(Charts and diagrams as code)
.....

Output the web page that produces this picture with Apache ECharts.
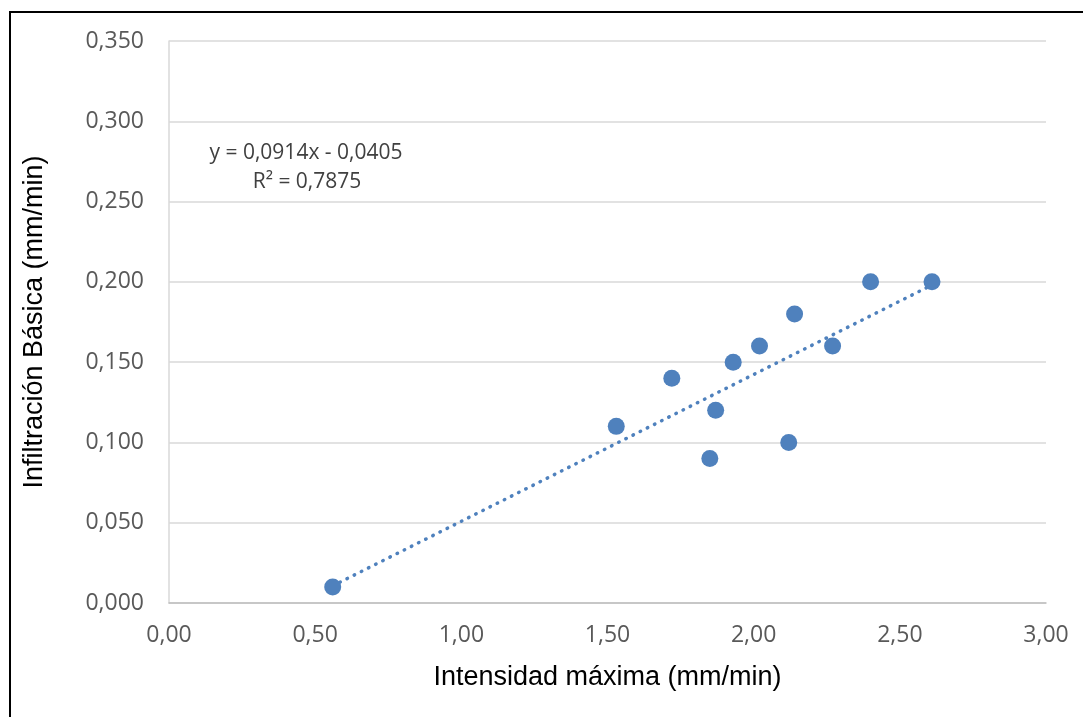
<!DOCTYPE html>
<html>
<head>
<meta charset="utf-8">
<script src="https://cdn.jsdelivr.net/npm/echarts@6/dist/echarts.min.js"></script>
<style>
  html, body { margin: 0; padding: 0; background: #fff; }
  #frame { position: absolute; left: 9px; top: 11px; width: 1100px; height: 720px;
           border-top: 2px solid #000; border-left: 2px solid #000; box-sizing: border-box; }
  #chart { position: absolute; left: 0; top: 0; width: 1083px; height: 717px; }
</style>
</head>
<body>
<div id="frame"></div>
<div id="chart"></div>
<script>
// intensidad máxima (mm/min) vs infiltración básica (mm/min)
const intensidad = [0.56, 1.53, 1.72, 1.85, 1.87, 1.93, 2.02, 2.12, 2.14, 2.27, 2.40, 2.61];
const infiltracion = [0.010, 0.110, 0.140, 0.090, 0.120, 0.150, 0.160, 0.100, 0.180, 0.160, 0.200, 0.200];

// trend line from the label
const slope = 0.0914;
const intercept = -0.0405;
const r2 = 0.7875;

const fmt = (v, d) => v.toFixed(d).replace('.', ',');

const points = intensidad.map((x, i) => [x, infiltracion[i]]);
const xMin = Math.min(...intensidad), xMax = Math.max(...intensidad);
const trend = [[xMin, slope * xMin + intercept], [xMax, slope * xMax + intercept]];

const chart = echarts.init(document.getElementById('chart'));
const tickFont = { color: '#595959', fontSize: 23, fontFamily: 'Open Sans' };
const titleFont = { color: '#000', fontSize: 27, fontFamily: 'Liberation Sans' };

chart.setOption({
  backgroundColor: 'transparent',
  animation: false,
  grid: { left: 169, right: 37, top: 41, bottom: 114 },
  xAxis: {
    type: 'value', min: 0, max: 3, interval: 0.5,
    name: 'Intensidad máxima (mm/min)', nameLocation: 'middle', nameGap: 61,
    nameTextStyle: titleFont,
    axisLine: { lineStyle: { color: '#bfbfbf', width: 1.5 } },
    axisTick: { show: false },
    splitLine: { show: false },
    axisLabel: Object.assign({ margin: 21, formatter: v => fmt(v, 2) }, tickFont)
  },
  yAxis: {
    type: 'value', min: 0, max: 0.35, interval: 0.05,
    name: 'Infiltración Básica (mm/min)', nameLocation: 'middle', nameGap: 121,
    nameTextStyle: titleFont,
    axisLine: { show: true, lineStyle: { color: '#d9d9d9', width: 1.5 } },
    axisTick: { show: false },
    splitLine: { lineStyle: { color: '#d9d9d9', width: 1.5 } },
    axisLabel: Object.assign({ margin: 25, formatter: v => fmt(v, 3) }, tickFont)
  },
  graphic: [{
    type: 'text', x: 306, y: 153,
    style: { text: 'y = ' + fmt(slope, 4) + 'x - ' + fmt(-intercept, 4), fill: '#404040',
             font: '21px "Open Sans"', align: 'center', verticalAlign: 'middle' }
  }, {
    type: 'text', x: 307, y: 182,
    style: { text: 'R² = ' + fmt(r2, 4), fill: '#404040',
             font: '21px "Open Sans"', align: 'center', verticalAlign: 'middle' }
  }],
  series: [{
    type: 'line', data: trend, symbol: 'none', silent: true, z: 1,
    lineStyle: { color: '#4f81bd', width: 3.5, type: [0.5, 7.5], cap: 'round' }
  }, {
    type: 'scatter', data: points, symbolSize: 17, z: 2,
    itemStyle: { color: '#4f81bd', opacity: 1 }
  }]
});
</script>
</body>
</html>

.....

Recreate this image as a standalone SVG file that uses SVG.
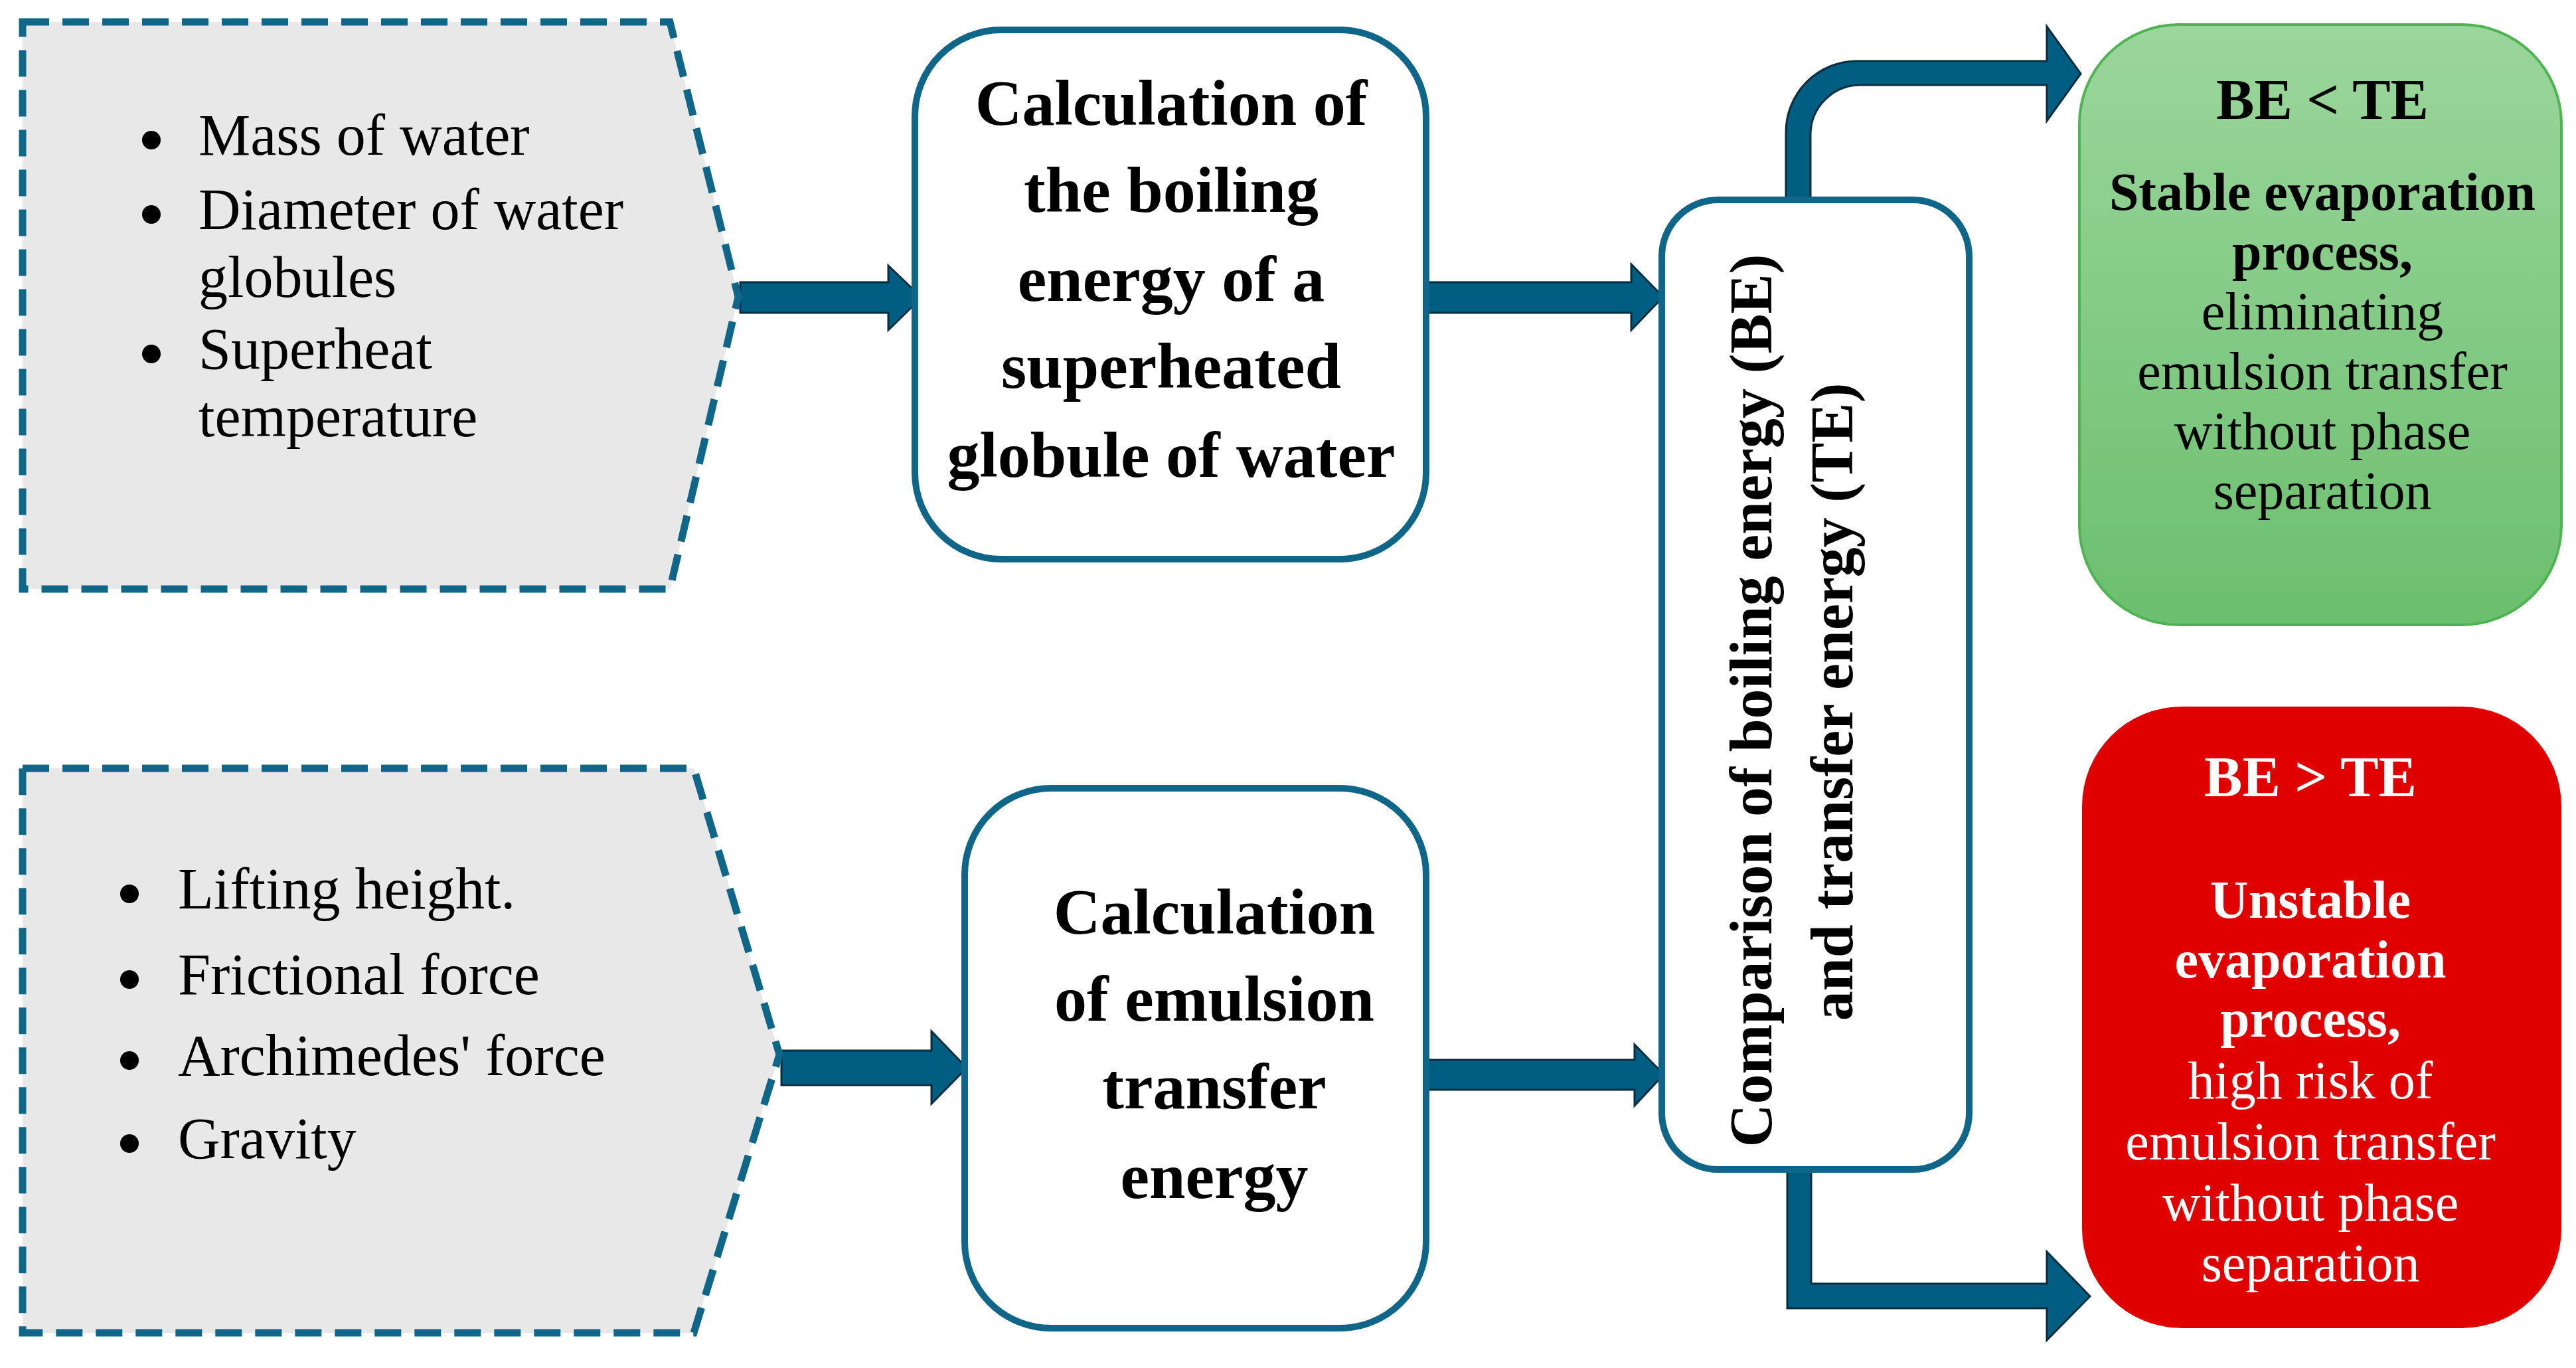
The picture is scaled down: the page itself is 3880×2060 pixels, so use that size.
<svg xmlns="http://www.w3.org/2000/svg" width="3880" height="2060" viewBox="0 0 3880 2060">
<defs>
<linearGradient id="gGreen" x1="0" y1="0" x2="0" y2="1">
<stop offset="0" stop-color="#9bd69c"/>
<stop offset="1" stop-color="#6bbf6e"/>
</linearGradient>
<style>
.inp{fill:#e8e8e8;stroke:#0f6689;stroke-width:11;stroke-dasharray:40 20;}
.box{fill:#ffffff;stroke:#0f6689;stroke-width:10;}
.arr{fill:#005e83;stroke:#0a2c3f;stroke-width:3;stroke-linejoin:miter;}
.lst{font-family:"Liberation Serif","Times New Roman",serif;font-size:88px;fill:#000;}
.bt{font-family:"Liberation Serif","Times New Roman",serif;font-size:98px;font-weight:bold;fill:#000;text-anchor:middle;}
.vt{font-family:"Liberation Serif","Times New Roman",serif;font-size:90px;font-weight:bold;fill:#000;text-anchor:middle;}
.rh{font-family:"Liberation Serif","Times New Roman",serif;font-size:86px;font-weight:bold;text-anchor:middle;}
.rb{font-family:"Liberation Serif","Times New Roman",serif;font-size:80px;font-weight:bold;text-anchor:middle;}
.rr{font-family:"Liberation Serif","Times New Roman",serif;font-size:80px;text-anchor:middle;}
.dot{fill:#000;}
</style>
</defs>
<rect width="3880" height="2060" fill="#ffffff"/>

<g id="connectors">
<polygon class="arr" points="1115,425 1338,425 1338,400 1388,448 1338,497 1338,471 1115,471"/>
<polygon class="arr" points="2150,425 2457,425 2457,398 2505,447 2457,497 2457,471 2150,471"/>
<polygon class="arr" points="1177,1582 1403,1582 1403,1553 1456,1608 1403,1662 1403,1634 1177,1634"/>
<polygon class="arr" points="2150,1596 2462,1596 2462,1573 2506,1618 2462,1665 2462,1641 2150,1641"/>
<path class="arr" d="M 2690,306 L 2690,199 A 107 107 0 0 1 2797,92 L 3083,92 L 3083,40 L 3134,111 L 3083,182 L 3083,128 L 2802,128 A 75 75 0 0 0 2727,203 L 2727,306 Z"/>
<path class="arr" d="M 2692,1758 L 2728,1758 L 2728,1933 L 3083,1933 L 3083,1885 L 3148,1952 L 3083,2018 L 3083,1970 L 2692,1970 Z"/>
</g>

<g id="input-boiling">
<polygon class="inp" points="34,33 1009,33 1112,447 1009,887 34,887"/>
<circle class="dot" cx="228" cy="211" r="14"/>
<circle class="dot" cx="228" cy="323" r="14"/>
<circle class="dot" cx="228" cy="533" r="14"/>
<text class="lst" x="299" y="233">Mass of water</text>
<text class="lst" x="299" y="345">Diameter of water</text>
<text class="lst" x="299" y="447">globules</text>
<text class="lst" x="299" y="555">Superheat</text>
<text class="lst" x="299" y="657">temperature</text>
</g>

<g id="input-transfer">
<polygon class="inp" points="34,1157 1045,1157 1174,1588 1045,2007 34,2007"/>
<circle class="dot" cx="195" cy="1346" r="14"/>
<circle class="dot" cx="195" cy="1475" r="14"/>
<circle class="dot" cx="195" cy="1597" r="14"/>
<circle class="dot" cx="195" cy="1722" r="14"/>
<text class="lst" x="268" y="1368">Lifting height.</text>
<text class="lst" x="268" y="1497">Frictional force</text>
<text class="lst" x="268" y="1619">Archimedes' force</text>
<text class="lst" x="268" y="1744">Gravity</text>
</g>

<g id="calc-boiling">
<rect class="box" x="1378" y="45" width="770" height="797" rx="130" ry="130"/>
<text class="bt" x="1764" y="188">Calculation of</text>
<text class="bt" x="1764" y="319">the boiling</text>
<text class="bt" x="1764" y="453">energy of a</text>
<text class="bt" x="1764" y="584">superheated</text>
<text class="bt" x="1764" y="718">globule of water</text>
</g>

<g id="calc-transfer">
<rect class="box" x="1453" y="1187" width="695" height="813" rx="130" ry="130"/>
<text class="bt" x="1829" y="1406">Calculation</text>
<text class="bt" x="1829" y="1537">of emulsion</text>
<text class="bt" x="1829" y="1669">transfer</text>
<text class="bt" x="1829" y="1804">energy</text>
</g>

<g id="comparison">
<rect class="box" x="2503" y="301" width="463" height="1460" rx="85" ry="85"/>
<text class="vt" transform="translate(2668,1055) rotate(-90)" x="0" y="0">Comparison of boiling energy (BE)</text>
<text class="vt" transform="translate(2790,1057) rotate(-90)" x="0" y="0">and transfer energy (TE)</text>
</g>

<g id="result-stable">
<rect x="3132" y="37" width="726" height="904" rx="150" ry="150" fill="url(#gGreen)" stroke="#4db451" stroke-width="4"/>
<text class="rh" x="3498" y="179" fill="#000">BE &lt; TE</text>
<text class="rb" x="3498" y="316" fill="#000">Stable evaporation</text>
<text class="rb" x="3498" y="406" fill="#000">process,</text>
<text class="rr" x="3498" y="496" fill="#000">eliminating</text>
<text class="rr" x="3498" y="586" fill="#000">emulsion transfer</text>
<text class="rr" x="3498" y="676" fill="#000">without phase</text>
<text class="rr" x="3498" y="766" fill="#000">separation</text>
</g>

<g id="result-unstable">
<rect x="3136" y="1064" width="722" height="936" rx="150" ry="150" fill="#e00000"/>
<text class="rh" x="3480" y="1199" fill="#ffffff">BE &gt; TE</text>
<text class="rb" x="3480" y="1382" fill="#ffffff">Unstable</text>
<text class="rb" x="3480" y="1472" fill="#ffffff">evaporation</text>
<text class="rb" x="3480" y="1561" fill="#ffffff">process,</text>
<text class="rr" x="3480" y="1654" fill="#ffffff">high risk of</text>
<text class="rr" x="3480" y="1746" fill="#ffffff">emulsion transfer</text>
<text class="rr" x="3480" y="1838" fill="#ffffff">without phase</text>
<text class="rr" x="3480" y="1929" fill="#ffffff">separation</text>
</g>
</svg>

.....

• The exercise: Copy out every line from the records that has the word "this".

• Written reply:
Output the web page that produces this picture with Apache ECharts.
Recreate this image as a standalone SVG file that uses SVG.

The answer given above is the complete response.